Exercise prompt :: Pictures are not part of the copy. Retype the lines from the first one through the line that contains "63000, 66000, 68900, 71800, 74700, 78900, 83000]".

--- start of Rows ---

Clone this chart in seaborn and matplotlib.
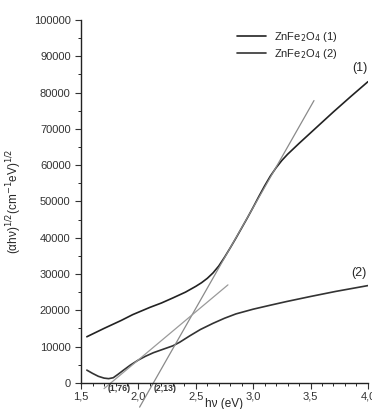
import pandas as pd
import matplotlib.pyplot as plt
import seaborn as sns

# curve (1)
x1 = [1.55, 1.70, 1.85, 1.95, 2.10, 2.20, 2.30, 2.41, 2.50, 2.55, 2.60, 2.65, 2.70, 2.75,
      2.80, 2.85, 2.90, 2.95, 3.00, 3.05, 3.10, 3.15, 3.20, 3.25, 3.30, 3.40, 3.50,
      3.60, 3.70, 3.85, 4.00]
y1 = [12700, 15000, 17200, 18800, 20800, 22000, 23400, 25000, 26600, 27600, 28800, 30300,
      32200, 34600, 37200, 39900, 42700, 45500, 48400, 51400, 54300, 57000, 59300, 61300,
      63000, 66000, 68900, 71800, 74700, 78900, 83000]

# curve (2)
x2 = [1.55, 1.60, 1.65, 1.70, 1.74, 1.78, 1.82, 1.87, 1.93, 2.00, 2.06, 2.13, 2.21, 2.30,
      2.36, 2.45, 2.54, 2.65, 2.75, 2.85, 3.00, 3.15, 3.29, 3.50, 3.72, 4.00]
y2 = [3500, 2600, 1800, 1300, 1150, 1400, 2300, 3500, 4900, 6300, 7300, 8300, 9200, 10200,
      11200, 13000, 14700, 16400, 17800, 19000, 20300, 21400, 22400, 23800, 25200, 26800]

# tangent fits
t1_x = [2.01, 3.53]
t1_y = [-6700, 77800]
t2_x = [1.70, 2.78]
t2_y = [-1600, 27000]

gaps = ['(1,76)', '(2,13)']
gap_x = [1.83, 2.23]

labels = ['ZnFe$_2$O$_4$ (1)', 'ZnFe$_2$O$_4$ (2)']

df = pd.concat([
    pd.DataFrame({'hv': x1, 'val': y1, 'sample': labels[0]}),
    pd.DataFrame({'hv': x2, 'val': y2, 'sample': labels[1]}),
])

sns.set_style('ticks')
plt.rcParams['font.family'] = ['Liberation Sans', 'DejaVu Sans']

fig = plt.figure(figsize=(3.72, 4.09), dpi=100)
ax = fig.add_axes([0.218, 0.064, 0.771, 0.887])

sns.lineplot(data=df, x='hv', y='val', hue='sample', palette=['#222222', '#333333'],
             linewidth=1.2, ax=ax, sort=False)
n_curves = len(ax.lines)
sns.lineplot(x=t1_x, y=t1_y, color='#8a8a8a', linewidth=0.9, ax=ax, legend=False)
sns.lineplot(x=t2_x, y=t2_y, color='#9a9a9a', linewidth=0.9, ax=ax, legend=False)
for ln in ax.lines[n_curves:]:
    ln.set_clip_on(False)

ax.set_xlim(1.5, 4.0)
ax.set_ylim(0, 100000)
ax.set_xticks([1.5, 2.0, 2.5, 3.0, 3.5, 4.0])
ax.set_xticklabels(['1,5', '2,0', '2,5', '3,0', '3,5', '4,0'])
ax.set_xticks([1.5 + 0.1 * i for i in range(26)], minor=True)
ax.set_yticks(range(0, 100001, 10000))
ax.set_yticks(range(0, 100001, 5000), minor=True)
ax.tick_params(labelsize=8, colors='#333333', length=4, width=0.8)
ax.tick_params(which='minor', length=2.5, width=0.7)
ax.tick_params(axis='x', pad=2)
sns.despine(ax=ax)
for s in ['left', 'bottom']:
    ax.spines[s].set_linewidth(1.0)
    ax.spines[s].set_color('#222222')

ax.set_xlabel('hν (eV)', fontsize=8.5, labelpad=-2)
ax.set_ylabel('(αhν)$^{1/2}$(cm$^{-1}$eV)$^{1/2}$', fontsize=8.5, labelpad=7)

for g, gx in zip(gaps, gap_x):
    ax.text(gx, -1500, g, fontsize=6.3, fontweight='bold', ha='center', va='center',
            color='#333333')
ax.text(3.93, 86700, '(1)', fontsize=9, ha='center', va='center')
ax.text(3.92, 30400, '(2)', fontsize=9, ha='center', va='center')

ax.legend(loc='upper right', bbox_to_anchor=(0.93, 1.0), frameon=False, fontsize=8,
          handlelength=2.6, labelspacing=0.3, title=None)

fig.savefig('out.png', dpi=100)
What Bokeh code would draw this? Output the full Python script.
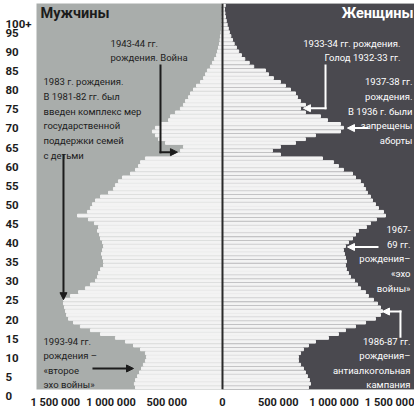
from bokeh.plotting import figure
from bokeh.models import (Range1d, FixedTicker, Span, BoxAnnotation, Label,
                          Arrow, NormalHead)
from bokeh.embed import file_html
from bokeh.resources import INLINE

# ---------------- data (thousands of people, by single year of age) ----------------
ages = list(range(0, 101))
men = [780, 790, 780, 762, 744, 726, 709, 691, 682, 691,
       735, 798, 870, 960, 1094, 1184, 1274, 1336, 1381, 1399,
       1408, 1417, 1426, 1426, 1363, 1291, 1229, 1184, 1139, 1121,
       1112, 1094, 1067, 1067, 1076, 1085, 1076, 1067, 1076, 1094,
       1103, 1121, 1112, 1148, 1202, 1300, 1211, 1184, 1166, 1139,
       1094, 1022, 978, 960, 933, 897, 825, 780, 753, 735,
       691, 466, 377, 350, 511, 574, 601, 628, 601, 556,
       484, 466, 422, 377, 350, 332, 305, 287, 260, 233,
       197, 170, 152, 135, 108, 90, 72, 54, 45, 36,
       27, 22, 18, 13, 9, 8, 6, 5, 4, 3, 5]
women = [771, 789, 780, 762, 744, 726, 700, 682, 682, 700,
         726, 771, 834, 951, 1040, 1103, 1193, 1283, 1372, 1417,
         1435, 1417, 1390, 1354, 1309, 1283, 1238, 1211, 1184, 1148,
         1130, 1112, 1103, 1112, 1103, 1094, 1085, 1103, 1130, 1166,
         1193, 1220, 1291, 1327, 1381, 1462, 1444, 1399, 1372, 1345,
         1327, 1300, 1283, 1265, 1238, 1193, 1166, 1085, 1040, 996,
         897, 520, 448, 520, 655, 744, 834, 1058, 1085, 1058,
         942, 879, 744, 700, 744, 700, 673, 655, 610, 565,
         520, 457, 413, 386, 280, 240, 200, 170, 145, 125,
         105, 90, 75, 62, 52, 42, 34, 27, 22, 18, 25]

age_ticks = list(range(0, 101, 5))
age_tick_labels = [str(a) for a in age_ticks[:-1]] + ["100+"]
x_ticks = [-1500000, -1000000, -500000, 0, 500000, 1000000, 1500000]
x_tick_labels = ["1 500 000", "1 000 000", "500 000", "0", "500 000", "1 000 000", "1 500 000"]

title_men = "Мужчины"
title_women = "Женщины"

# ---------------- styling ----------------
LEFT_BG = "#a9adab"
RIGHT_BG = "#4a494f"
BAR = "#f3f3f3"
DARK = "#1c1c1c"
FONT = "Roboto"
FIG_SPACE = "\u2007"

p = figure(width=414, height=411, title=None,
           x_range=Range1d(-1668000, 1722000), y_range=Range1d(-0.5, 100.5),
           output_backend="svg", toolbar_location=None,
           min_border_left=36, min_border_right=0, min_border_top=3, min_border_bottom=21)
p.background_fill_color = LEFT_BG
p.border_fill_color = "white"
p.outline_line_color = None
p.grid.visible = False

p.add_layout(BoxAnnotation(left=0, fill_color=RIGHT_BG, fill_alpha=1, line_color=None, level="underlay"))

p.hbar(y=ages, left=[-m * 1000 for m in men], right=0, height=0.72, color=BAR)
p.hbar(y=ages, left=0, right=[w * 1000 for w in women], height=0.72, color=BAR)

p.add_layout(Span(location=0, dimension="height", line_color="#2a2a2a", line_width=2))

# x axis
xa = p.xaxis[0]
xa.ticker = FixedTicker(ticks=x_ticks)
xa.major_label_overrides = {t: l for t, l in zip(x_ticks, x_tick_labels)}
xa.axis_line_color = None
xa.major_tick_line_color = None
xa.minor_tick_line_color = None
xa.major_tick_out = 0
xa.major_tick_in = 0
xa.minor_tick_out = 0
xa.major_label_standoff = 6
xa.major_label_text_font = FONT
xa.major_label_text_font_style = "bold"
xa.major_label_text_font_size = "11px"
xa.major_label_text_color = DARK

# y axis: labels padded with figure spaces (left-aligned look) and set half a line low
ya = p.yaxis[0]
ya.ticker = FixedTicker(ticks=age_ticks)
ya.major_label_overrides = {a: "\n" + l + FIG_SPACE * (4 - len(l))
                            for a, l in zip(age_ticks, age_tick_labels)}
ya.axis_line_color = None
ya.major_tick_line_color = None
ya.minor_tick_line_color = None
ya.major_tick_out = 0
ya.major_tick_in = 0
ya.minor_tick_out = 0
ya.major_label_standoff = 5
ya.major_label_text_font = FONT
ya.major_label_text_font_style = "bold"
ya.major_label_text_font_size = "11.5px"
ya.major_label_text_color = DARK

# titles
p.add_layout(Label(x=-1632000, y=100.0, text=title_men, text_font=FONT, text_font_style="bold",
                   text_font_size="14.5px", text_color=DARK, text_baseline="top", text_align="left"))
p.add_layout(Label(x=1713000, y=100.0, text=title_women, text_font=FONT, text_font_style="bold",
                   text_font_size="14.5px", text_color="white", text_baseline="top", text_align="right"))


def note(x, y, text, color, align):
    p.add_layout(Label(x=x, y=y, text=text, text_font=FONT, text_font_size="9.5px",
                       text_color=color, text_baseline="top", text_align=align,
                       text_line_height=1.33))


def seg(x0, y0, x1, y1, color, head=False):
    end = NormalHead(size=7, fill_color=color, line_color=color) if head else None
    p.add_layout(Arrow(end=end, x_start=x0, y_start=y0, x_end=x1, y_end=y1,
                       line_color=color, line_width=2, line_cap="square"))


# left notes
note(-1004000, 91.6, "1943-44 гг.\nрождения. Война", DARK, "left")
seg(-556000, 84.3, -556000, 61.6, DARK)
seg(-556000, 61.6, -404000, 61.6, DARK, head=True)

note(-1605000, 81.4, "1983 г. рождения.\nВ 1981-82 гг. был\nвведен комплекс мер\n"
     "государственной\nподдержки семей\nс детьми", DARK, "left")
seg(-1426000, 60.8, -1426000, 23.0, DARK, head=True)

note(-1605000, 13.6, "1993-94 гг.\nрождения –\n«второе\nэхо войны»", DARK, "left")
seg(-1157000, 5.0, -798000, 5.0, DARK, head=True)

# right notes
note(1596000, 91.6, "1933-34 гг. рождения.\nГолод 1932-33 гг.", "white", "right")
seg(924000, 84.3, 924000, 73.1, "white")
seg(924000, 73.1, 726000, 73.1, "white", head=True)

note(1704000, 81.4, "1937-38 гг.\nрождения.\nВ 1936 г. были\nзапрещены\nаборты", "white", "right")
seg(1300000, 67.9, 1121000, 67.9, "white", head=True)

note(1686000, 42.8, "1967-\n69 гг.\nрождения–\n«эхо\nвойны»", "white", "right")
seg(1390000, 36.8, 1121000, 36.8, "white", head=True)

note(1686000, 13.6, "1986-87 гг.\nрождения–\nантиалкогольная\nкампания", "white", "right")
seg(1596000, 13.3, 1596000, 19.9, "white")
seg(1596000, 19.9, 1435000, 19.9, "white", head=True)

open("out.html", "w").write(file_html(p, INLINE))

--- end of Rows ---

Written response ::
Clone this chart in seaborn and matplotlib.
import pandas as pd
import matplotlib.pyplot as plt
import seaborn as sns

# curve (1)
x1 = [1.55, 1.70, 1.85, 1.95, 2.10, 2.20, 2.30, 2.41, 2.50, 2.55, 2.60, 2.65, 2.70, 2.75,
      2.80, 2.85, 2.90, 2.95, 3.00, 3.05, 3.10, 3.15, 3.20, 3.25, 3.30, 3.40, 3.50,
      3.60, 3.70, 3.85, 4.00]
y1 = [12700, 15000, 17200, 18800, 20800, 22000, 23400, 25000, 26600, 27600, 28800, 30300,
      32200, 34600, 37200, 39900, 42700, 45500, 48400, 51400, 54300, 57000, 59300, 61300,
      63000, 66000, 68900, 71800, 74700, 78900, 83000]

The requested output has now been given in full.